__Request__
Count every line in the following entries where the word "matplotlib" appears. Give the count alone.

**** Entries shown

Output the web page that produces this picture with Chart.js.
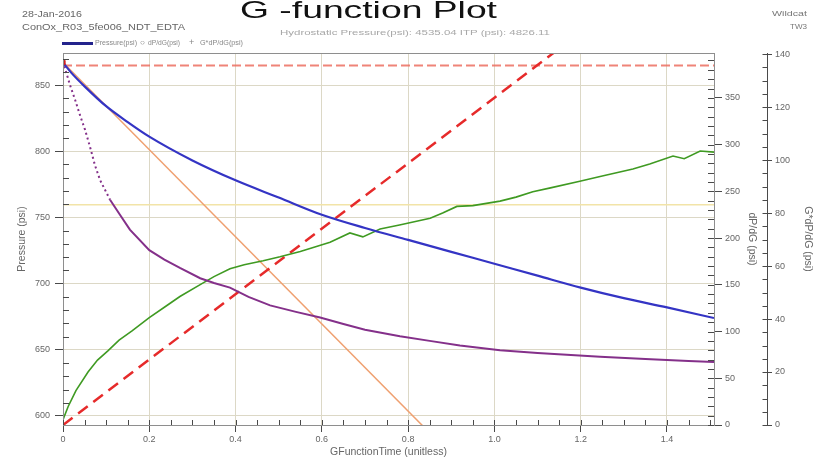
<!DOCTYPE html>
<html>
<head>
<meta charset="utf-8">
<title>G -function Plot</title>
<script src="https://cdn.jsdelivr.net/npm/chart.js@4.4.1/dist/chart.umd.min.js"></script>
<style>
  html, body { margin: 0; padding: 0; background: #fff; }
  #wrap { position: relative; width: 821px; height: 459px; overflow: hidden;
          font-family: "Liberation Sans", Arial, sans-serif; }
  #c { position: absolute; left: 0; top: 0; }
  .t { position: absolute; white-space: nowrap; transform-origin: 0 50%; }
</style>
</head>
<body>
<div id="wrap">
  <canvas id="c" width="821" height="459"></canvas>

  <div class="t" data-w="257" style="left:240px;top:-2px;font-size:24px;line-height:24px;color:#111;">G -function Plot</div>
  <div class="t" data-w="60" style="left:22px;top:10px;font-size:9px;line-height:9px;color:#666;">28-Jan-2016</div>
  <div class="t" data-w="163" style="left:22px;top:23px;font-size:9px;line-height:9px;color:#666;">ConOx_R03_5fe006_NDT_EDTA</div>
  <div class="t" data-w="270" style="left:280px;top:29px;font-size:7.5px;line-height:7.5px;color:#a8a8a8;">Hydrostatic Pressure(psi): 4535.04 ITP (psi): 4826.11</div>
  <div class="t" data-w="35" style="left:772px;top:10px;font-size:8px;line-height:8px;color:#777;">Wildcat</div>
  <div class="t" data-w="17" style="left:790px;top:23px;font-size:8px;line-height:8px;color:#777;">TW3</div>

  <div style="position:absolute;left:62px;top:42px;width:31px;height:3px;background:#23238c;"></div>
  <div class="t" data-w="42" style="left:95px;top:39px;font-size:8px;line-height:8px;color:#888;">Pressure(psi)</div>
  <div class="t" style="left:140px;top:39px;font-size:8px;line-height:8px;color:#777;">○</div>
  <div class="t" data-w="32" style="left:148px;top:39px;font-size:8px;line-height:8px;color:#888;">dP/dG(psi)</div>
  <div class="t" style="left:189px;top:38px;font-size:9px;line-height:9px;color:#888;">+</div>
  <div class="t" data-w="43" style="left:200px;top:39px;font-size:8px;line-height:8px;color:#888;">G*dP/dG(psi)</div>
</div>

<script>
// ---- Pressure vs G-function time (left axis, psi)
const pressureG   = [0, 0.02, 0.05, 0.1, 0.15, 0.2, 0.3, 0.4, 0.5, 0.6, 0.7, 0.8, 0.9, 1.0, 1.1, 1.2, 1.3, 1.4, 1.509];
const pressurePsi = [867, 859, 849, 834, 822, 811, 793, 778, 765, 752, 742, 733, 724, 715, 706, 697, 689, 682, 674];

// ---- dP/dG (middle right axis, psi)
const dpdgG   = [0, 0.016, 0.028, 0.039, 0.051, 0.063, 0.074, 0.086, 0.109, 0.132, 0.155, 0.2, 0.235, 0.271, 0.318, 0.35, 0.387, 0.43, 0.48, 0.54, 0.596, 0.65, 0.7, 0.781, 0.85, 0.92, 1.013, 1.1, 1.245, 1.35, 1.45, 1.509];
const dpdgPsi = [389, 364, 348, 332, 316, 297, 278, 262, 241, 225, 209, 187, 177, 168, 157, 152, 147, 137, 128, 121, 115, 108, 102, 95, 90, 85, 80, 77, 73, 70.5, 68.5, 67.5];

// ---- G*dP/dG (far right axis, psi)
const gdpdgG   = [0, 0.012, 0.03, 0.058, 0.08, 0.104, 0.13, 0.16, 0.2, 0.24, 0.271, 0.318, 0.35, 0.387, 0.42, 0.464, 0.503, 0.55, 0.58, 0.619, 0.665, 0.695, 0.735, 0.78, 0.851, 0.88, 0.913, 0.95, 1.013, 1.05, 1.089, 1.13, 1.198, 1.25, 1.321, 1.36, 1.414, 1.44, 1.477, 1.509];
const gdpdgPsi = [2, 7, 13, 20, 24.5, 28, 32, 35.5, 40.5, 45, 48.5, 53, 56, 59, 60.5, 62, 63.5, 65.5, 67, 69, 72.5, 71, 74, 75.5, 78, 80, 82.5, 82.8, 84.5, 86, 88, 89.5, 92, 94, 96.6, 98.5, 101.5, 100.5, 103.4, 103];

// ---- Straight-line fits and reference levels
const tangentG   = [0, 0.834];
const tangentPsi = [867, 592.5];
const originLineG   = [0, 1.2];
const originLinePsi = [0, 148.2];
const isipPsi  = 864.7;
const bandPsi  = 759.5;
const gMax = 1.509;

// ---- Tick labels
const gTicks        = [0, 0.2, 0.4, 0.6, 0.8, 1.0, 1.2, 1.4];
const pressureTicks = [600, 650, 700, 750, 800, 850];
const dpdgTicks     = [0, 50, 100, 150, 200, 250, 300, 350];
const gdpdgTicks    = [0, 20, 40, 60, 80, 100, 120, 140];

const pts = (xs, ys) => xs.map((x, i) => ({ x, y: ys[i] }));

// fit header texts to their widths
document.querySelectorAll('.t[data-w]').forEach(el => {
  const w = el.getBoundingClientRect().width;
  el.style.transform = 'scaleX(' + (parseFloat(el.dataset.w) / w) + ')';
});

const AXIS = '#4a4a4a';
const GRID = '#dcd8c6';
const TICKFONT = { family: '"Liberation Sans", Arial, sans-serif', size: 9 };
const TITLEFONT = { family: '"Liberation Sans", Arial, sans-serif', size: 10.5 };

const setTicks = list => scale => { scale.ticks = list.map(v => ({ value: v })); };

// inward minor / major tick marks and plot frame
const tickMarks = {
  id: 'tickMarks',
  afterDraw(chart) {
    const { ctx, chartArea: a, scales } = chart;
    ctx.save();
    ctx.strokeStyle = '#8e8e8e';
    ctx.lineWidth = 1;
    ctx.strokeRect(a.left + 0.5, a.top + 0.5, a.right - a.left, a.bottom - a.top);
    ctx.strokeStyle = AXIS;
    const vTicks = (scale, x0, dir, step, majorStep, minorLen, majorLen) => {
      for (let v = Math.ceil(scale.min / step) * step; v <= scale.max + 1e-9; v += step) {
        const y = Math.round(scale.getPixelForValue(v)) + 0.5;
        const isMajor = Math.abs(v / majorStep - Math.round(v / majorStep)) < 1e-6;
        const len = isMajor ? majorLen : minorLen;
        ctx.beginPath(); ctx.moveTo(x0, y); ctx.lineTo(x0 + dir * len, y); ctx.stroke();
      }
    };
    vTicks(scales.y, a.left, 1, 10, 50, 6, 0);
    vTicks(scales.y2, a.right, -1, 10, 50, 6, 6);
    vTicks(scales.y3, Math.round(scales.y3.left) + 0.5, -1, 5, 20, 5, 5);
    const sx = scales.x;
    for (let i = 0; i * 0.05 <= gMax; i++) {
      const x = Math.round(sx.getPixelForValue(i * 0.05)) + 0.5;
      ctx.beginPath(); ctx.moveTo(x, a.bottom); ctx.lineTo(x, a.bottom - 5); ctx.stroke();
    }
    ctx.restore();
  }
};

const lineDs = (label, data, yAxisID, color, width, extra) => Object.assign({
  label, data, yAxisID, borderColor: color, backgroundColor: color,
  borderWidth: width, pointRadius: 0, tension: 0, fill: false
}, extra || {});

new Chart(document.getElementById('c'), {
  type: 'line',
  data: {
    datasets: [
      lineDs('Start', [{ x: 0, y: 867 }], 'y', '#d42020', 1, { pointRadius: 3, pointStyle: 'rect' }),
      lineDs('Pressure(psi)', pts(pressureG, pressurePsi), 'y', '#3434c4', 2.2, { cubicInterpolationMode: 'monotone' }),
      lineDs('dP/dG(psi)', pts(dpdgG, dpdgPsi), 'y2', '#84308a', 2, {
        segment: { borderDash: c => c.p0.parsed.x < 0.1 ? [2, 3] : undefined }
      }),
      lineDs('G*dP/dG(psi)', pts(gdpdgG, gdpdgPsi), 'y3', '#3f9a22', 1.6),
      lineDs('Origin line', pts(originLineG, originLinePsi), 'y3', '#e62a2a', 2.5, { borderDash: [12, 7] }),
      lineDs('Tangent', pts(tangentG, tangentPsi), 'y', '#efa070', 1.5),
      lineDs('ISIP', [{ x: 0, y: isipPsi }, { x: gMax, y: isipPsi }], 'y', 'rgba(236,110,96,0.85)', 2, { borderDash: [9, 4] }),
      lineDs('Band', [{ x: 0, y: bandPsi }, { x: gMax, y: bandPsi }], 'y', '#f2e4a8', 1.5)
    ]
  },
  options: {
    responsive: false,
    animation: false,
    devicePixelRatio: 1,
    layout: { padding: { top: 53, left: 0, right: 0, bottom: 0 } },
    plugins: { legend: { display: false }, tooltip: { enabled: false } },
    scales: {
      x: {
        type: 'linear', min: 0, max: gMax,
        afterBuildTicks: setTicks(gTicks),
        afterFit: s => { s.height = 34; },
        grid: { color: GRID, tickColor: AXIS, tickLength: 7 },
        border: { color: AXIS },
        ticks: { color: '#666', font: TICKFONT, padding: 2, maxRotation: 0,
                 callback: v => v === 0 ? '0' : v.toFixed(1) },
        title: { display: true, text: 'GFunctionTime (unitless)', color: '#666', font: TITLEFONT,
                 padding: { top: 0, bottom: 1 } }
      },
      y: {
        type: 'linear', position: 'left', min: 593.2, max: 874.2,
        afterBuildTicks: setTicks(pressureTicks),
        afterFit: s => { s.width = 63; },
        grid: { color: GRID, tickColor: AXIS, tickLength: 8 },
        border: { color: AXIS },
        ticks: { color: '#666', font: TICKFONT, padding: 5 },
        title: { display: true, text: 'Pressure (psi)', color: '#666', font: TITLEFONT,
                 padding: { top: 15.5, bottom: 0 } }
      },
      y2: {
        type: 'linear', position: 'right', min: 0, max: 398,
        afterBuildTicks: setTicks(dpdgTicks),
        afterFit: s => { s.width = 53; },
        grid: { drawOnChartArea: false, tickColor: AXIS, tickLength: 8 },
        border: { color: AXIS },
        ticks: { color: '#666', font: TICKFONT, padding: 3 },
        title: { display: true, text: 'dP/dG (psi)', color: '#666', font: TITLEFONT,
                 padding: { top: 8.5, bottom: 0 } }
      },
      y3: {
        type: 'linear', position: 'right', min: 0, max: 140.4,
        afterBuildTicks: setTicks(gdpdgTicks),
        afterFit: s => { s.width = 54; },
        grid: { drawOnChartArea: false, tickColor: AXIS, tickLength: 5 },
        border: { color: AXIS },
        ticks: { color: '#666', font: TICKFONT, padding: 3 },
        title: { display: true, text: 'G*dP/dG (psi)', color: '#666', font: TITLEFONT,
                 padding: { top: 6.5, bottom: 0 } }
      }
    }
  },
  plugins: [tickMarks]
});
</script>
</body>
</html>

********
**** Entries shown

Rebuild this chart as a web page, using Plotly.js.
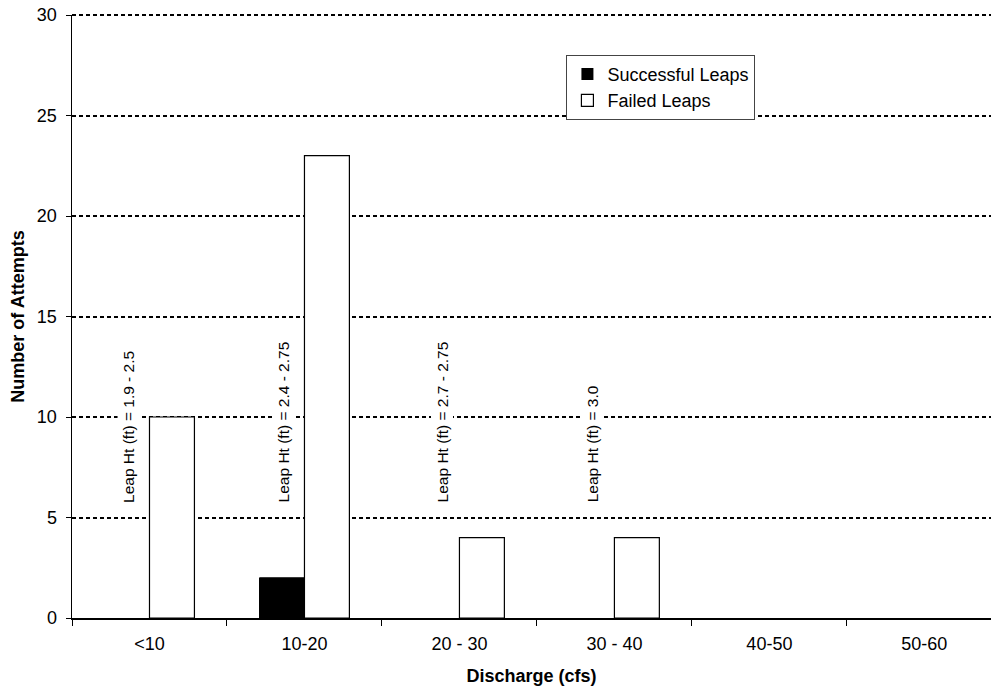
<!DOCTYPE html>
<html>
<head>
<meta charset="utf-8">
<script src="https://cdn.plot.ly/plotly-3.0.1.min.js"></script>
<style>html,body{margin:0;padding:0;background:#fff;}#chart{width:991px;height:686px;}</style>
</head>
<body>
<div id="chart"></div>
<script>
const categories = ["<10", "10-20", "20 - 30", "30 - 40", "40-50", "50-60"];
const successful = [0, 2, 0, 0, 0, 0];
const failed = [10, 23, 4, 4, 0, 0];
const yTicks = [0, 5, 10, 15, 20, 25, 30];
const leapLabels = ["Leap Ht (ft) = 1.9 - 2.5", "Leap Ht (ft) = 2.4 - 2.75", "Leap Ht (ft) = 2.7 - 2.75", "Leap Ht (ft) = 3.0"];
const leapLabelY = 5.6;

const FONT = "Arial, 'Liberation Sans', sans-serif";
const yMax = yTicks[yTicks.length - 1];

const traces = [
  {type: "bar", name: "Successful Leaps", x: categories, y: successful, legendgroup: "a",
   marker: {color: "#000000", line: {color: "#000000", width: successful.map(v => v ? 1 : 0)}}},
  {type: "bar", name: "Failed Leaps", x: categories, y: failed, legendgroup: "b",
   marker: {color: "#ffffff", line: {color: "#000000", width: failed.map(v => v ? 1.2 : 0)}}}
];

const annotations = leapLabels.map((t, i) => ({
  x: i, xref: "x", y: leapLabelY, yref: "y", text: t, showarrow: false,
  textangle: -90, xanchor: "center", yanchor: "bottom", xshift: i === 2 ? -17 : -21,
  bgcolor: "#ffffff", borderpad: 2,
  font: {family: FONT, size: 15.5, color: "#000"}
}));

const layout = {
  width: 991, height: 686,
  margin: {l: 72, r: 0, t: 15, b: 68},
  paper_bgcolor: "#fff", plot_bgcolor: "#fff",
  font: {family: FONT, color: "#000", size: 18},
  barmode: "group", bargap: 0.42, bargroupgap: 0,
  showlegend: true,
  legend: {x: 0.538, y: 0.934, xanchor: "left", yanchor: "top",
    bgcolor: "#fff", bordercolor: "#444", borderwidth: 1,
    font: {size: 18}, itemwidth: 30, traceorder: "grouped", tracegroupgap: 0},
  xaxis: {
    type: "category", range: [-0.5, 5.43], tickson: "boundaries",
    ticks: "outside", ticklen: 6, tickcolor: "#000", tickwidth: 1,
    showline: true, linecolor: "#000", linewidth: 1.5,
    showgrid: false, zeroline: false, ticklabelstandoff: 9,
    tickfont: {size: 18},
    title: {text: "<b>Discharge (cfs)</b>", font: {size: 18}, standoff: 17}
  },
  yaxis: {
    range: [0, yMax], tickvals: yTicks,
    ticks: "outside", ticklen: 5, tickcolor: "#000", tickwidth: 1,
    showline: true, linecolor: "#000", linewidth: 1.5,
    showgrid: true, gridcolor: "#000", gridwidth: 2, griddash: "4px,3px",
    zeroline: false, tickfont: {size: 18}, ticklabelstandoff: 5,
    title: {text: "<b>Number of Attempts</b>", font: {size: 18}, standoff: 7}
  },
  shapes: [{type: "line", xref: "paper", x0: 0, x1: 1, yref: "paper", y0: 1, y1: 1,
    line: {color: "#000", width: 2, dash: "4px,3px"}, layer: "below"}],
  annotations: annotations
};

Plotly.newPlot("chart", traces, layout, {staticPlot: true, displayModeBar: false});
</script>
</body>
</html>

********
**** Entries shown

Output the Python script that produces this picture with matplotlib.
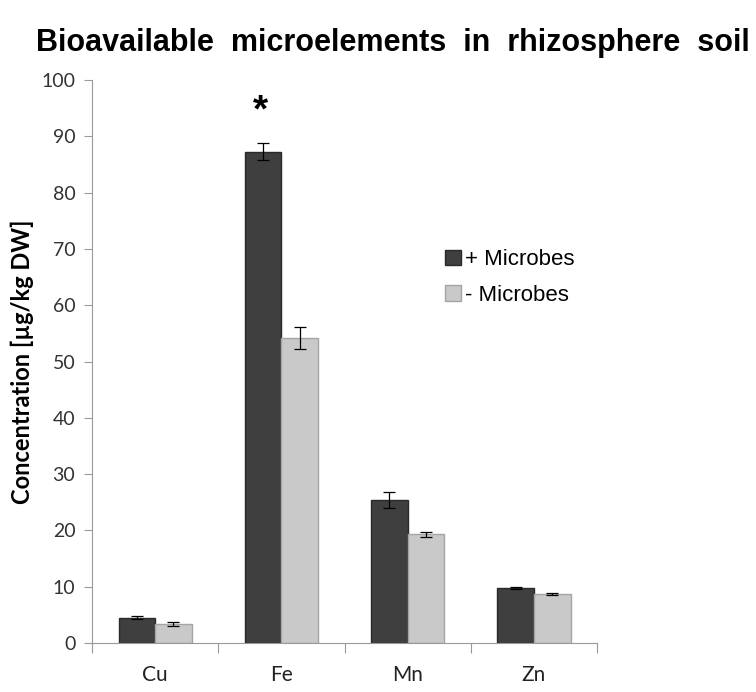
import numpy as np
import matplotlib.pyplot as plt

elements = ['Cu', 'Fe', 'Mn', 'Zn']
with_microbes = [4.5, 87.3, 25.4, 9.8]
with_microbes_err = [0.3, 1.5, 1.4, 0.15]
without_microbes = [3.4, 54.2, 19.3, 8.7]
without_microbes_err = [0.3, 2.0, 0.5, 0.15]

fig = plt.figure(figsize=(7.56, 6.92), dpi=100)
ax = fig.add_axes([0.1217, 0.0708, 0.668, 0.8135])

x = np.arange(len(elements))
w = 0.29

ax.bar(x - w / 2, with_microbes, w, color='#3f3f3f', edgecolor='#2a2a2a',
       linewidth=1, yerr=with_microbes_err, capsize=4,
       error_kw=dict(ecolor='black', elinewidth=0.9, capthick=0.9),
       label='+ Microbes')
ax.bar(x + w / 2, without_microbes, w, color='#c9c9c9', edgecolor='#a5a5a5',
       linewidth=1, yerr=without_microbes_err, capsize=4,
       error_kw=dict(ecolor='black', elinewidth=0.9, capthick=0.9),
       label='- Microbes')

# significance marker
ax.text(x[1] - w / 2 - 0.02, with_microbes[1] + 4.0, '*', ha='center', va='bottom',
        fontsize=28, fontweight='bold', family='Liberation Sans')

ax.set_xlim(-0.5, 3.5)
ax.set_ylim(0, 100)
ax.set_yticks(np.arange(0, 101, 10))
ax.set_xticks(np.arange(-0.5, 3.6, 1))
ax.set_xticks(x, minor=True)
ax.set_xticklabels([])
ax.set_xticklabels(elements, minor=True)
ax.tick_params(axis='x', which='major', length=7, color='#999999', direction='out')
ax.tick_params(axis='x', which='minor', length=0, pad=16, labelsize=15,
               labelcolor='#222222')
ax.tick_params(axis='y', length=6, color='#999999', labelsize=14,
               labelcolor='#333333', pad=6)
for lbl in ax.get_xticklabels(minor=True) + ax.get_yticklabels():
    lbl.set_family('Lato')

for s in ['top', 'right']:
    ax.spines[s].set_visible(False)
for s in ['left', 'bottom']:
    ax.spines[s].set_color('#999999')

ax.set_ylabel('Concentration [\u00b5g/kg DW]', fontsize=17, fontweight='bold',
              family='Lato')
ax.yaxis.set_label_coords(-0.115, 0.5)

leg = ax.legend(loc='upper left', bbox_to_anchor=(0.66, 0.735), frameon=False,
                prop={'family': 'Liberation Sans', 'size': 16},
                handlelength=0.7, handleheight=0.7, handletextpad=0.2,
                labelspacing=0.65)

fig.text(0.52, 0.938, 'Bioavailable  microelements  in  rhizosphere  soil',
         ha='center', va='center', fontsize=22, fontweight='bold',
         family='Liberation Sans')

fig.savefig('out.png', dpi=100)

********

__Worked solution__
2